Die Islamisten mußten einsehen, daß sie sich kurzfristig keine größere Machtbasis im nahen Osten schaffen können würden.

Daß es nicht gelang, abweichlerische, das heißt säkulare Systeme wie das ägyptische oder irakische oder syrische zu überrennen, schrieben die Islamisten dem Umstand zu, daß diese Systeme von „Juden und Kreuzrittern“ unterstützt würden. Nur deswegen könnten sich diese der Errichtung des Reiches Gottes entgegenstellen.

Diese Sichtweise machte Aiman al-Zawahiri, den Anführer der Gruppe Organisation des Heiligen Krieges, zum Erfinder des Terrorismus, wie wir ihn heute erleben.

„Die Herren in Washington und Tel Aviv benutzen die (arabischen) Regierungen, um ihre Interessen zu verteidigen, damit diese an ihrer Stelle die Muslime bekämpfen“, schrieb er. „Aber wenn die Einschläge sich ihren Wohnstätten nähern und sie erreichen, werden sie sich mit ihren Schergen streiten.  …  Deswegen müssen wir den Kampf auf den Boden des Feindes tragen um denjenigen, die den Brand bei uns entfachen, die Hände zu verbrennen.“

Den Kampf auf den Boden des Feindes zu tragen, das ging am billigsten und leichtesten durch „Märtyreroperationen“. Dazu braucht man allerdings todesmutige und sterbenswillige Menschen. Und solche scheinen die Islamisten in Mengen in ihren Reihen zu haben und immer wieder hervorbringen zu können. Auch einen Herrn Amri dürfen wir dazu zählen, wenn er denn das Attentat wirklich verübt hat.

Ab Mitte der 1980er Jahre gehörte al-Zawahiri zum Umfeld jenes Osama bin Laden, der den Berichten nach inzwischen ohne Gericht und ohne Urteil von amerikanischen Soldaten hingerichtet wurde, auf Geheiß der politischen Elite. Nun ja, Amerika hat gezeigt, daß man jeden kriegt, wenn man das denn will.

Zawahiri soll laut Augenzeugenberichten einen bestimmenden Einfluß auf  bin Laden gehabt haben.

Die Geschichte bin Ladens dürfte hinreichend bekannt sein.
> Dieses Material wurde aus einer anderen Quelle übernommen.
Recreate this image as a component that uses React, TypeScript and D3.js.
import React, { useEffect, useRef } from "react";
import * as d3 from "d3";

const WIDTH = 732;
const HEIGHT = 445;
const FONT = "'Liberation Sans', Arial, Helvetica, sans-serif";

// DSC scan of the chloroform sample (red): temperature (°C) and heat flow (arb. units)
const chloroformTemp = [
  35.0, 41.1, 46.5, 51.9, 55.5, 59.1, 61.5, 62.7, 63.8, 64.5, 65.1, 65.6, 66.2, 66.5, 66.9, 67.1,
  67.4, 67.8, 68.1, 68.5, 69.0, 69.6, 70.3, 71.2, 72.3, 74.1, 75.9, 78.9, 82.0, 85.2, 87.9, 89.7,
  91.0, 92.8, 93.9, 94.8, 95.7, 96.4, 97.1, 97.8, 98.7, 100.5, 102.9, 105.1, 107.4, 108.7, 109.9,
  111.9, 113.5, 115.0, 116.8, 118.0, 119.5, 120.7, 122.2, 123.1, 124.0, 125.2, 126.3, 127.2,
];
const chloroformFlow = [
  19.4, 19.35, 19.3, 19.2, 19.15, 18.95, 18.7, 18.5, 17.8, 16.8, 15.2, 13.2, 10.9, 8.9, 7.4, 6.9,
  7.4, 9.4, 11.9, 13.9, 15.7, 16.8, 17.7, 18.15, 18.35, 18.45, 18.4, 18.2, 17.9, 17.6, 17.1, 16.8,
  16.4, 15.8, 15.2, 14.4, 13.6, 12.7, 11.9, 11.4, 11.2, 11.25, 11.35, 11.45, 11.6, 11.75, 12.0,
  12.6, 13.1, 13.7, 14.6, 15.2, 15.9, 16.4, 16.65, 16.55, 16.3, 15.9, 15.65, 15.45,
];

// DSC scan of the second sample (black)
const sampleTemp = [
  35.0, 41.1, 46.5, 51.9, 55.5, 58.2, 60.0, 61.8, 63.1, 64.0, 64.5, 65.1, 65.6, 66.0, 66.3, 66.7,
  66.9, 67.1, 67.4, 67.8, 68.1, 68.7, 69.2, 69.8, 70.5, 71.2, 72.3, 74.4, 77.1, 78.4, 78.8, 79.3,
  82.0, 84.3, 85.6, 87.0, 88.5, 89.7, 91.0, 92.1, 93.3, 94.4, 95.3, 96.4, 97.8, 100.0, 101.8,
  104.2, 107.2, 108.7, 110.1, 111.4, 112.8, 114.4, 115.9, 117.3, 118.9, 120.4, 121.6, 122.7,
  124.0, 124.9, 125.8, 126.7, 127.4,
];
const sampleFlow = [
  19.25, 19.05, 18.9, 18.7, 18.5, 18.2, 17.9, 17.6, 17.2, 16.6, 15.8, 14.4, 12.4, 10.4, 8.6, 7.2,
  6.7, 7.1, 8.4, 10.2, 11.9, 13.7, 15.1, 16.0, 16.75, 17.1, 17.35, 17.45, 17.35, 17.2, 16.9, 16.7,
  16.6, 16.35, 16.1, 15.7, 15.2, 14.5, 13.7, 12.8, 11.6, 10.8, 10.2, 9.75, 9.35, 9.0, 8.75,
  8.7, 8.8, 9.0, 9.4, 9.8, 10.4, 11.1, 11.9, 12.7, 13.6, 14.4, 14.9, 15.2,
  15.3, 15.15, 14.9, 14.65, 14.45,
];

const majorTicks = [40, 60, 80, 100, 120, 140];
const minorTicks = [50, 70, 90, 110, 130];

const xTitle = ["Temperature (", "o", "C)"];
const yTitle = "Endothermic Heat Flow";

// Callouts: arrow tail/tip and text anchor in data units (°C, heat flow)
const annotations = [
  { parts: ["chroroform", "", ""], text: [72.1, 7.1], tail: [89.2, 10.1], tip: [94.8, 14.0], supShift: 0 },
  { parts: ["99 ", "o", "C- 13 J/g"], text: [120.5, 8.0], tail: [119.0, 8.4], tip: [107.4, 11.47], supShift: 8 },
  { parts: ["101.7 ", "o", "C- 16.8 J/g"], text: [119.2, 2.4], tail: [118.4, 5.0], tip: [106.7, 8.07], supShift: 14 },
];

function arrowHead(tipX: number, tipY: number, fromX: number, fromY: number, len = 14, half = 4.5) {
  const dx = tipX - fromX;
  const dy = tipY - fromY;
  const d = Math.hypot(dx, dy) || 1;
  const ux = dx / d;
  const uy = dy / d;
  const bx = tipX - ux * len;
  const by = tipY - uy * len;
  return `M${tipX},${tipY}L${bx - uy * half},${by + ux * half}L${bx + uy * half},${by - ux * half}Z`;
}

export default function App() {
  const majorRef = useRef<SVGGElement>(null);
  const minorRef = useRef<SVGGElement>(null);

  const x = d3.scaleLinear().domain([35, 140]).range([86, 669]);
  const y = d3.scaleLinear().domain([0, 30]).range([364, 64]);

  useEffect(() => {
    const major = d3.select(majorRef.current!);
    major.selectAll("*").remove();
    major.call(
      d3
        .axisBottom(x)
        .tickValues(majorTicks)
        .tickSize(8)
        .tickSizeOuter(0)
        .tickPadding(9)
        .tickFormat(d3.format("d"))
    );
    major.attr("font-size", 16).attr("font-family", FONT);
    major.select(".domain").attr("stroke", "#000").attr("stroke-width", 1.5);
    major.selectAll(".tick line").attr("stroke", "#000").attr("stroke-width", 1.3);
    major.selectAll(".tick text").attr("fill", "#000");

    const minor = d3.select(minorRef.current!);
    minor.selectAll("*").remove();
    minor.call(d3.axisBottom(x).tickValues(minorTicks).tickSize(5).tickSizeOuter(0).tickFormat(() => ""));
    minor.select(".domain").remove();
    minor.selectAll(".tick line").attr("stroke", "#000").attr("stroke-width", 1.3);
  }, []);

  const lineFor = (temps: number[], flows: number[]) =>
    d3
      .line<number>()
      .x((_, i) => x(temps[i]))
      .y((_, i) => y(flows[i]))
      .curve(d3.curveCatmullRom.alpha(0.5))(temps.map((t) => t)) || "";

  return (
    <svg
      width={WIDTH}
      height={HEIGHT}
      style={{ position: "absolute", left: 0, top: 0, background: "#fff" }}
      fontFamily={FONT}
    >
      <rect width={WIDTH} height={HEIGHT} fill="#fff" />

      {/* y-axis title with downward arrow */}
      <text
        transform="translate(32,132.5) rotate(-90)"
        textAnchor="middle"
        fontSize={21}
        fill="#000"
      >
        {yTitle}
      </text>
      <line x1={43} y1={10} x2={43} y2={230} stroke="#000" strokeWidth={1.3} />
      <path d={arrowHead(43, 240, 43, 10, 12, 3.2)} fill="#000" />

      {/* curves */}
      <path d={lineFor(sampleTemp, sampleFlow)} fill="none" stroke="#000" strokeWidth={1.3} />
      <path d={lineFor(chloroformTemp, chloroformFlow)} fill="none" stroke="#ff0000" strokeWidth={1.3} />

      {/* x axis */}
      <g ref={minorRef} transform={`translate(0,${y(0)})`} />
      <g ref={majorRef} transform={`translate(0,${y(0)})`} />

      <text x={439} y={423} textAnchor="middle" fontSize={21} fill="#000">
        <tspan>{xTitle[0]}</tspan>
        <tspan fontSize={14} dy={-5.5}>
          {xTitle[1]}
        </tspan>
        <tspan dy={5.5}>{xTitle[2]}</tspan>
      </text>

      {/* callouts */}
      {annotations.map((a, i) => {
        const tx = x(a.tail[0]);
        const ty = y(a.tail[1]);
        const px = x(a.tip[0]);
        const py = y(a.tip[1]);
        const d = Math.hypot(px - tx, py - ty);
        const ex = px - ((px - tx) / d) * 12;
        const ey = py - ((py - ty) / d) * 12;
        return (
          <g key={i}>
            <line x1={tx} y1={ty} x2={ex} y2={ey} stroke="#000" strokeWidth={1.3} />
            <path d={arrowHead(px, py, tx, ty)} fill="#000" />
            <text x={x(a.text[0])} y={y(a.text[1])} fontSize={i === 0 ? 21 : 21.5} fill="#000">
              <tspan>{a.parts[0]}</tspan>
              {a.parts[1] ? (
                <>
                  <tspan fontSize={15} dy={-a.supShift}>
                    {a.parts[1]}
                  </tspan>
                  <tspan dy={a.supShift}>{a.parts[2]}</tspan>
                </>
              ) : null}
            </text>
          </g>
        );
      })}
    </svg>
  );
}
Interessant erscheint mir, daß er als Student Nachtclubs, Bars und Casinos liebte und reich genug war, um sich ein Leben in Luxus leisten zu können, aber dann von zwei Gelehrten bekehrt wurde und von da ab sein Leben in den Dienst des islamischen Krieges stellte. Es muß also doch Einiges an Kraft in dieser Lehre stecken, die es ja auch schafft, immer neue Märtyrer zu rekrutieren.

Als muslimischer Krieger wollte bin Laden Rache am Westen üben für die Zerschlagung des osmanisches Reiches und er sah in seinem jihad gegen die „Allianz aus Juden und Kreuzfahrern“ als Fortsetzung des Kampfes um die Weltherrschaft, wie ihn schon der Prophet Muhammad begonnen hatte. Und es ist ihm gelungen, den Krieg auf den Boden seines erklärten Feindes zu tragen. „Mir ist aufgetragen, die Menschen so lange zu bekämpfen, bis sie sagen, daß es keine Gottheit außer Gott gibt und Muhammad sein Prophet ist.“   ließ er seine Anhänger wissen, und die handeln in diesem Sinne weiter.